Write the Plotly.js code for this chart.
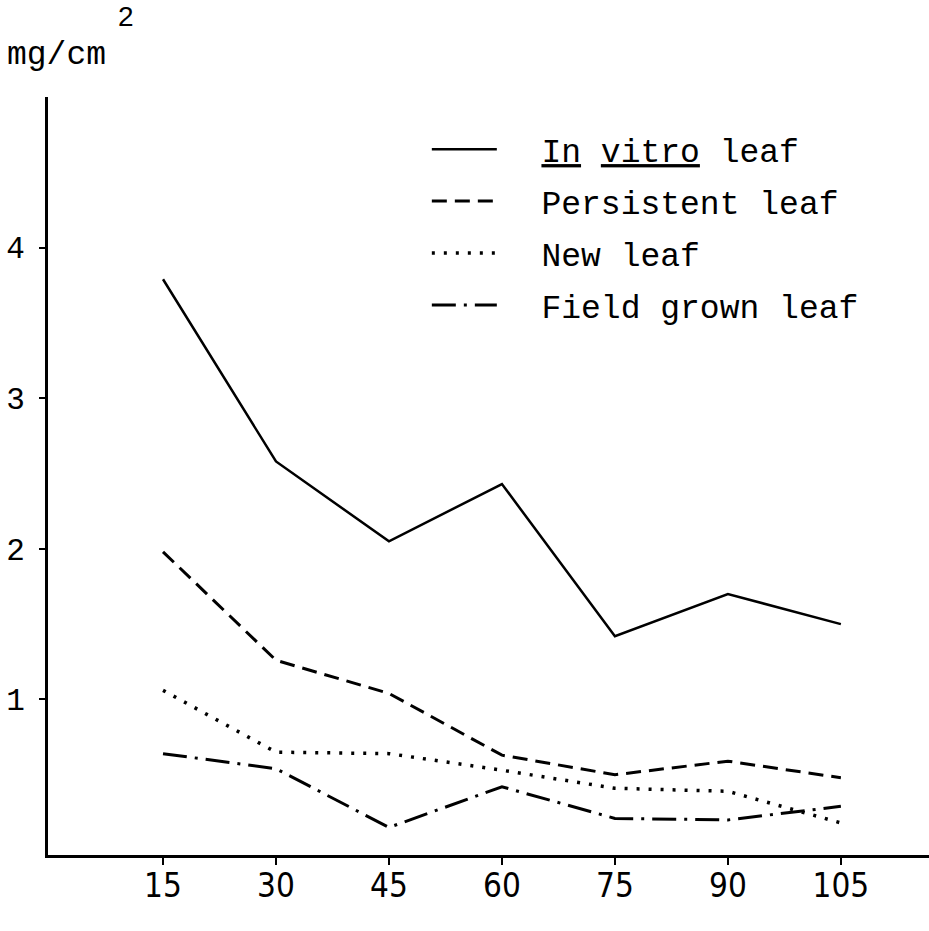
<!DOCTYPE html>
<html>
<head>
<meta charset="utf-8">
<script src="https://cdn.plot.ly/plotly-3.0.1.min.js"></script>
<style>html,body{margin:0;padding:0;background:#fff;}#chart{width:929px;height:931px;}</style>
</head>
<body>
<div id="chart"></div>
<script>
// Days
var days = [15, 30, 45, 60, 75, 90, 105];
var tickLabels = ["15", "30", "45", "60", "75", "90", "105"];
// mg/cm2 values
var inVitro = [3.79, 2.58, 2.05, 2.43, 1.42, 1.70, 1.50];
var persistent = [1.98, 1.26, 1.04, 0.63, 0.50, 0.59, 0.48];
var newLeaf = [1.06, 0.65, 0.64, 0.53, 0.41, 0.39, 0.18];
var fieldGrown = [0.64, 0.54, 0.15, 0.42, 0.21, 0.20, 0.29];
var seriesNames = ["<u>In</u> <u>vitro</u> leaf", "Persistent leaf", "New leaf", "Field grown leaf"];
var yTicks = [1, 2, 3, 4];

var mono = "Liberation Mono, Courier New, monospace";
var dashes = ["solid", "15px,8px", "3px,9px", "24px,8px,3px,8px"];
var widths = [2.5, 3, 3.5, 3];
var series = [inVitro, persistent, newLeaf, fieldGrown];
var pad = "\u00a0\u00a0";

var traces = series.map(function (vals, i) {
  return {
    x: days, y: vals, type: "scatter", mode: "lines",
    name: pad + seriesNames[i], legendgroup: "g" + i,
    line: {color: "#000", width: widths[i], dash: dashes[i]}
  };
});

var layout = {
  width: 929, height: 931,
  margin: {l: 48, r: 0, t: 97, b: 76},
  paper_bgcolor: "#fff", plot_bgcolor: "#fff",
  showlegend: true,
  legend: {
    x: 0.43, y: 0.968, xanchor: "left", yanchor: "top",
    font: {family: mono, size: 33, color: "#000"},
    itemwidth: 65, tracegroupgap: 6, bgcolor: "rgba(0,0,0,0)"
  },
  xaxis: {
    range: [-0.27, 116.7],
    tickmode: "array", tickvals: days, ticktext: tickLabels,
    showline: true, linewidth: 3, linecolor: "#000",
    ticks: "outside", ticklen: 7, tickwidth: 2, tickcolor: "#000",
    ticklabelstandoff: -8,
    showgrid: false, zeroline: false,
    tickfont: {family: "Liberation Sans Narrow, DejaVu Sans Condensed, sans-serif", size: 33, color: "#000"}
  },
  yaxis: {
    range: [-0.033, 5.0],
    tickmode: "array", tickvals: yTicks, ticktext: yTicks.map(String),
    showline: true, linewidth: 3, linecolor: "#000",
    ticks: "outside", ticklen: 6, tickwidth: 2, tickcolor: "#000",
    ticklabelstandoff: 8,
    showgrid: false, zeroline: false,
    tickfont: {family: mono, size: 31, color: "#000"}
  },
  annotations: [
    {xref: "paper", yref: "paper", x: -0.049, y: 1.055, xanchor: "left", yanchor: "middle",
     text: "mg/cm", showarrow: false, font: {family: mono, size: 33, color: "#000"}},
    {xref: "paper", yref: "paper", x: 0.077, y: 1.106, xanchor: "left", yanchor: "middle",
     text: "2", showarrow: false, font: {family: "Liberation Sans, Arial, sans-serif", size: 28, color: "#000"}}
  ]
};

Plotly.newPlot("chart", traces, layout, {displayModeBar: false, staticPlot: true});
</script>
</body>
</html>
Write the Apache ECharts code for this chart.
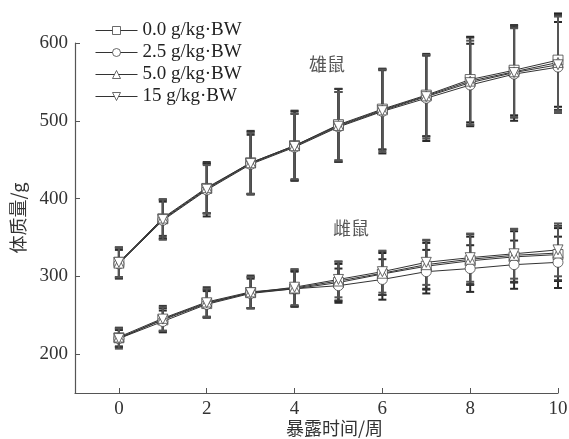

#### WHAT YOU HAVE TO DO
The records above should be reproduced exactly, with no pictures included.

#### TASK RESULT
Write the Plotly.js code for this chart.
<!DOCTYPE html>
<html>
<head>
<meta charset="utf-8">
<script src="https://cdn.plot.ly/plotly-3.0.1.min.js"></script>
<style>html,body{margin:0;padding:0;background:#fff;}#chart{width:929px;height:931px;}</style>
</head>
<body>
<div id="chart"></div>
<script>
// Days
var days = [15, 30, 45, 60, 75, 90, 105];
var tickLabels = ["15", "30", "45", "60", "75", "90", "105"];
// mg/cm2 values
var inVitro = [3.79, 2.58, 2.05, 2.43, 1.42, 1.70, 1.50];
var persistent = [1.98, 1.26, 1.04, 0.63, 0.50, 0.59, 0.48];
var newLeaf = [1.06, 0.65, 0.64, 0.53, 0.41, 0.39, 0.18];
var fieldGrown = [0.64, 0.54, 0.15, 0.42, 0.21, 0.20, 0.29];
var seriesNames = ["<u>In</u> <u>vitro</u> leaf", "Persistent leaf", "New leaf", "Field grown leaf"];
var yTicks = [1, 2, 3, 4];

var mono = "Liberation Mono, Courier New, monospace";
var dashes = ["solid", "15px,8px", "3px,9px", "24px,8px,3px,8px"];
var widths = [2.5, 3, 3.5, 3];
var series = [inVitro, persistent, newLeaf, fieldGrown];
var pad = "\u00a0\u00a0";

var traces = series.map(function (vals, i) {
  return {
    x: days, y: vals, type: "scatter", mode: "lines",
    name: pad + seriesNames[i], legendgroup: "g" + i,
    line: {color: "#000", width: widths[i], dash: dashes[i]}
  };
});

var layout = {
  width: 929, height: 931,
  margin: {l: 48, r: 0, t: 97, b: 76},
  paper_bgcolor: "#fff", plot_bgcolor: "#fff",
  showlegend: true,
  legend: {
    x: 0.43, y: 0.968, xanchor: "left", yanchor: "top",
    font: {family: mono, size: 33, color: "#000"},
    itemwidth: 65, tracegroupgap: 6, bgcolor: "rgba(0,0,0,0)"
  },
  xaxis: {
    range: [-0.27, 116.7],
    tickmode: "array", tickvals: days, ticktext: tickLabels,
    showline: true, linewidth: 3, linecolor: "#000",
    ticks: "outside", ticklen: 7, tickwidth: 2, tickcolor: "#000",
    ticklabelstandoff: -8,
    showgrid: false, zeroline: false,
    tickfont: {family: "Liberation Sans Narrow, DejaVu Sans Condensed, sans-serif", size: 33, color: "#000"}
  },
  yaxis: {
    range: [-0.033, 5.0],
    tickmode: "array", tickvals: yTicks, ticktext: yTicks.map(String),
    showline: true, linewidth: 3, linecolor: "#000",
    ticks: "outside", ticklen: 6, tickwidth: 2, tickcolor: "#000",
    ticklabelstandoff: 8,
    showgrid: false, zeroline: false,
    tickfont: {family: mono, size: 31, color: "#000"}
  },
  annotations: [
    {xref: "paper", yref: "paper", x: -0.049, y: 1.055, xanchor: "left", yanchor: "middle",
     text: "mg/cm", showarrow: false, font: {family: mono, size: 33, color: "#000"}},
    {xref: "paper", yref: "paper", x: 0.077, y: 1.106, xanchor: "left", yanchor: "middle",
     text: "2", showarrow: false, font: {family: "Liberation Sans, Arial, sans-serif", size: 28, color: "#000"}}
  ]
};

Plotly.newPlot("chart", traces, layout, {displayModeBar: false, staticPlot: true});
</script>
</body>
</html>
Write the Apache ECharts code for this chart.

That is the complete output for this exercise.